To edit an article, click the dots ( ) next to the article and click Edit. Update the article (user intent / question / title / short description and answer) and click the Save icon at the top right corner of the page.

Important! After making updates to your paragraphs, it's crucial to retrain your data source. This ensures the KB Engine recognizes these updates and provides accurate responses to user queries. Click the Train button at the top-left corner of the data source.

Fine-tuning Predictions

You can configure Advanced Settings at both the data source and node/leaf levels to achieve more precise predictions. This approach offers granular control, allowing you to adjust the extractors and trainable elements, resulting in better accuracy and performance. Unlike KB-level settings, which apply changes broadly, this targeted method adapts configurations to the unique needs of each data source or element, streamlining your authoring process.

Fine-tuning at the data source level

Navigate to the desired data source.
Select the Advanced Settings tab.
Modify advanced parameters as needed and save the settings.

Fine-tuning at the node or leaf level

In the tree explorer, select the desired node or leaf.
On the right side, select the Advanced Settings tab.
Modify advanced parameters as needed and save the settings.

Reset advanced settings

Note: This feature is available in DRUID version 7.16 onwards.

To reset advanced configurations at the data source and node/leaf levels to match the KB Advanced settings, go to Knowledge Base > Advanced Settings and click the Save to All button. This action streamlines your settings management by applying consistent KB Advanced settings across your entire configuration with just one click.

Enhance KB prediction

Refine your articles by transforming unstructured data into a question-and-answer format.

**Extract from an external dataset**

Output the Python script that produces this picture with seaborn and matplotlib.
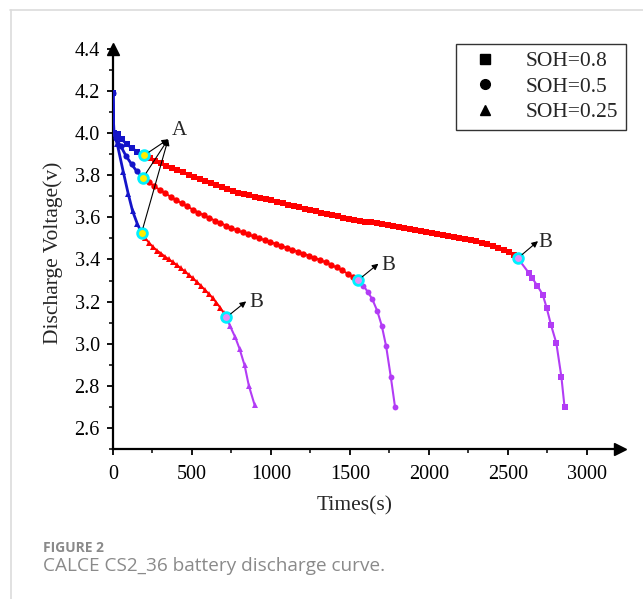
import matplotlib
matplotlib.use("Agg")
import matplotlib.pyplot as plt
from matplotlib.lines import Line2D
import pandas as pd
import seaborn as sns

# ---- data (time in s, voltage in V) ----
# SOH = 0.8 : initial drop / plateau / final drop
t08_a = [0, 5, 33, 55, 86, 122, 155, 198]
v08_a = [4.19, 4.00, 3.995, 3.971, 3.948, 3.927, 3.911, 3.895]
t08_b = [198, 233, 268, 303, 338, 373, 408, 443, 478, 513,
         548, 583, 618, 653, 688, 723, 758, 793, 828, 863,
         898, 933, 968, 1003, 1038, 1073, 1108, 1143, 1178, 1213,
         1248, 1283, 1318, 1353, 1388, 1423, 1458, 1493, 1528, 1563,
         1598, 1633, 1668, 1703, 1738, 1773, 1808, 1843, 1878, 1913,
         1948, 1983, 2018, 2053, 2088, 2123, 2158, 2193, 2228, 2263,
         2298, 2333, 2368, 2403, 2438, 2473, 2508, 2535, 2562]
v08_b = [3.895, 3.882, 3.869, 3.857, 3.845, 3.834, 3.823, 3.813, 3.803, 3.793,
         3.782, 3.773, 3.763, 3.754, 3.745, 3.735, 3.725, 3.718, 3.711, 3.705,
         3.698, 3.693, 3.687, 3.681, 3.674, 3.668, 3.661, 3.654, 3.647, 3.641,
         3.634, 3.628, 3.622, 3.617, 3.611, 3.605, 3.599, 3.593, 3.589, 3.584,
         3.580, 3.576, 3.572, 3.568, 3.564, 3.559, 3.555, 3.550, 3.545, 3.541,
         3.536, 3.532, 3.527, 3.522, 3.517, 3.511, 3.507, 3.502, 3.497, 3.492,
         3.486, 3.479, 3.472, 3.464, 3.455, 3.446, 3.434, 3.421, 3.406]
t08_c = [2562, 2631, 2654, 2686, 2720, 2745, 2772, 2806, 2838, 2858]
v08_c = [3.406, 3.337, 3.311, 3.275, 3.233, 3.170, 3.090, 3.003, 2.843, 2.699]

# SOH = 0.5
t05_a = [0, 5, 17, 48, 82, 118, 149, 191]
v05_a = [4.19, 4.00, 3.976, 3.940, 3.892, 3.852, 3.820, 3.789]
t05_b = [191, 225, 260, 295, 330, 365, 400, 435, 470, 505, 540, 575, 610, 645, 680,
         715, 750, 785, 820, 855, 890, 925, 960, 995, 1030, 1065, 1100, 1135, 1170,
         1205, 1240, 1275, 1310, 1345, 1380, 1415, 1450, 1485, 1520, 1550]
v05_b = [3.789, 3.768, 3.749, 3.731, 3.714, 3.698, 3.682, 3.667, 3.652, 3.637, 3.623,
         3.610, 3.597, 3.585, 3.573, 3.561, 3.549, 3.539, 3.529, 3.519, 3.510, 3.501,
         3.492, 3.483, 3.474, 3.465, 3.456, 3.447, 3.437, 3.428, 3.418, 3.408, 3.398,
         3.387, 3.375, 3.362, 3.348, 3.333, 3.317, 3.301]
t05_c = [1550, 1584, 1613, 1642, 1672, 1701, 1729, 1758, 1785]
v05_c = [3.301, 3.276, 3.246, 3.210, 3.157, 3.086, 2.987, 2.844, 2.700]

# SOH = 0.25
t025_a = [0, 5, 27, 65, 97, 124, 155, 181]
v025_a = [4.19, 4.00, 3.948, 3.816, 3.710, 3.630, 3.567, 3.527]
t025_b = [181, 205, 230, 255, 280, 305, 330, 355, 380, 405, 430, 455, 480, 505, 530,
          555, 580, 605, 630, 655, 680, 700, 717]
v025_b = [3.527, 3.500, 3.478, 3.458, 3.442, 3.428, 3.413, 3.400, 3.387, 3.373, 3.358,
          3.343, 3.327, 3.311, 3.294, 3.276, 3.257, 3.238, 3.218, 3.195, 3.170, 3.147,
          3.125]
t025_c = [717, 742, 774, 801, 833, 860, 896]
v025_c = [3.125, 3.082, 3.030, 2.976, 2.897, 2.800, 2.710]

soh_labels = ["SOH=0.8", "SOH=0.5", "SOH=0.25"]
soh_markers = ["s", "o", "^"]

# turning points A (end of initial drop) and B (start of final drop)
pts_a_t = [198, 191, 181]
pts_a_v = [3.895, 3.789, 3.527]
pts_b_t = [2562, 1550, 717]
pts_b_v = [3.406, 3.301, 3.125]

seg_colors = {"a": "#1414c8", "b": "#ff0000", "c": "#b23cf5"}

rows = []
for lab, segs in zip(soh_labels, [
        [(t08_a, v08_a), (t08_b, v08_b), (t08_c, v08_c)],
        [(t05_a, v05_a), (t05_b, v05_b), (t05_c, v05_c)],
        [(t025_a, v025_a), (t025_b, v025_b), (t025_c, v025_c)]]):
    for stage, (tt, vv) in zip("abc", segs):
        for t, v in zip(tt, vv):
            rows.append((lab, stage, t, v))
df = pd.DataFrame(rows, columns=["soh", "stage", "time", "voltage"])

sns.set_theme(style="ticks")
plt.rcParams["font.family"] = ["Liberation Serif", "DejaVu Serif"]

fig = plt.figure(figsize=(6.43, 5.99), dpi=100)
ax = fig.add_axes([113 / 643, 0.2504, 507 / 643, 0.668])

# marker size per stage and shape
msize = {"a": {"s": 5.0, "o": 4.4, "^": 5.0},
         "b": {"s": 4.8, "o": 4.6, "^": 5.0},
         "c": {"s": 4.4, "o": 4.2, "^": 4.8}}
lwidth = {"a": 2.0, "b": 1.4, "c": 1.5}
for lab, mk in zip(soh_labels, soh_markers):
    for stage in "abc":
        sub = df[(df.soh == lab) & (df.stage == stage)]
        sns.lineplot(data=sub, x="time", y="voltage", ax=ax, sort=False,
                     color=seg_colors[stage], marker=mk, markersize=msize[stage][mk],
                     markeredgewidth=0, linewidth=lwidth[stage],
                     estimator=None, legend=False, zorder=3)

# highlighted turning points
ax.plot(pts_a_t, pts_a_v, "o", ms=7, mfc="#ffee00", mec="#00f0ff", mew=2.0, zorder=6)
ax.plot(pts_b_t, pts_b_v, "o", ms=7, mfc="#e58cf5", mec="#00f0ff", mew=2.0, zorder=6)

arrow = dict(arrowstyle="-|>", color="black", lw=0.8, mutation_scale=9,
             shrinkA=4, shrinkB=0)
tip_a = (349, 3.971)
for t, v in zip(pts_a_t, pts_a_v):
    ax.annotate("", xy=tip_a, xytext=(t, v), arrowprops=arrow, zorder=7)
ax.text(423, 4.011, "A", fontsize=15, ha="center", va="center")

b_tips = [(2690, 3.487), (1680, 3.380), (843, 3.201)]
b_text = [(2736, 3.482), (1741, 3.372), (910, 3.195)]
for (t, v), tip, tx in zip(zip(pts_b_t, pts_b_v), b_tips, b_text):
    ax.annotate("", xy=tip, xytext=(t, v), arrowprops=arrow, zorder=7)
    ax.text(tx[0], tx[1], "B", fontsize=15, ha="center", va="center")

# axes styling
ax.set_xlim(0, 3209)
ax.set_ylim(2.5, 4.4)
ax.set_xticks([0, 500, 1000, 1500, 2000, 2500, 3000])
ax.set_xticks([250, 750, 1250, 1750, 2250, 2750], minor=True)
ax.set_yticks([2.6, 2.8, 3.0, 3.2, 3.4, 3.6, 3.8, 4.0, 4.2, 4.4])
ax.set_yticklabels(["2.6", "2.8", "3.0", "3.2", "3.4", "3.6", "3.8", "4.0", "4.2", "4.4"])
ax.set_yticks([2.5, 2.7, 2.9, 3.1, 3.3, 3.5, 3.7, 3.9, 4.1, 4.3], minor=True)
ax.tick_params(which="major", direction="out", length=4.5, width=1.3, labelsize=14.5,
               colors="black")
ax.tick_params(axis="x", which="major", pad=7)
ax.tick_params(axis="y", which="major", pad=5)
ax.tick_params(which="minor", direction="out", length=3, width=1.3)
for s in ["top", "right"]:
    ax.spines[s].set_visible(False)
for s in ["left", "bottom"]:
    ax.spines[s].set_linewidth(1.6)
    ax.spines[s].set_color("black")
ax.plot(1, 0, ">", ms=8, color="black", transform=ax.transAxes, clip_on=False, zorder=8)
ax.plot(0, 1, "^", ms=8, color="black", transform=ax.transAxes, clip_on=False, zorder=8)

ax.set_xlabel("Times(s)", fontsize=15.5)
ax.set_ylabel("Discharge Voltage(v)", fontsize=15.5)
ax.xaxis.set_label_coords(0.477, -0.117)
ax.yaxis.set_label_coords(-0.098, 0.49)

handles = [Line2D([], [], marker=m, color="black", linestyle="none", markersize=7)
           for m in soh_markers]
leg = ax.legend(handles, soh_labels, loc="upper right", bbox_to_anchor=(1.012, 1.013),
                borderaxespad=0, fontsize=15.5, frameon=True, fancybox=False,
                edgecolor="black", handletextpad=0.9, borderpad=0.35, labelspacing=0.25)
leg.get_frame().set_linewidth(1.0)

# page frame and caption
fig.add_artist(Line2D([10 / 643, 1], [1 - 10 / 599] * 2, color="#dcdcdc", lw=1.2))
fig.add_artist(Line2D([11 / 643] * 2, [1 - 10 / 599, 0], color="#dcdcdc", lw=1.2))
fig.text(43 / 643, 1 - 548 / 599, "FIGURE 2", fontsize=10, fontweight="bold",
         color="#8a8a8a", family=["Open Sans", "DejaVu Sans"], va="center")
fig.text(43 / 643, 1 - 566 / 599, "CALCE CS2_36 battery discharge curve.", fontsize=13.7,
         color="#8a8a8a", family=["Open Sans", "DejaVu Sans"], va="center")

fig.savefig("out.png", dpi=100, facecolor="white")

Edit articles and add question / title / short description.

Access the Knowledge Base Advanced Settings, set the "trainableColumns" parameter to "Question,Answer", then train the Knowledge Base. The KB Engine will leverage both questions and answers from unstructured data sources during the prediction process, ultimately leading to improved prediction accuracy.

Note: For new bots created in DRUID 7.10 onwards, the engine will predict against both the question and answer by default. For existing bots, the engine will only predict against the answer ("trainableColumns": null) until you update the setting.

Identify the reasons why specific links are missing from the data source

Note: This feature is available in DRUID 8.1 and higher.

Website data sources provide clear error messages for links that were not successfully crawled, enabling you to swiftly pinpoint the underlying issues. This enhanced visibility helps you maintain the accuracy and completeness of your data sources.

To understand why specific links are missing from the data source:

In the tree explorer, click the Actions icon corresponding to the page you know links were not crawled and select Page Info.

In the Page Info page, click the Extracted links tab.

Review the information provided for each link. Error messages will highlight the specific reasons why a link was not crawled.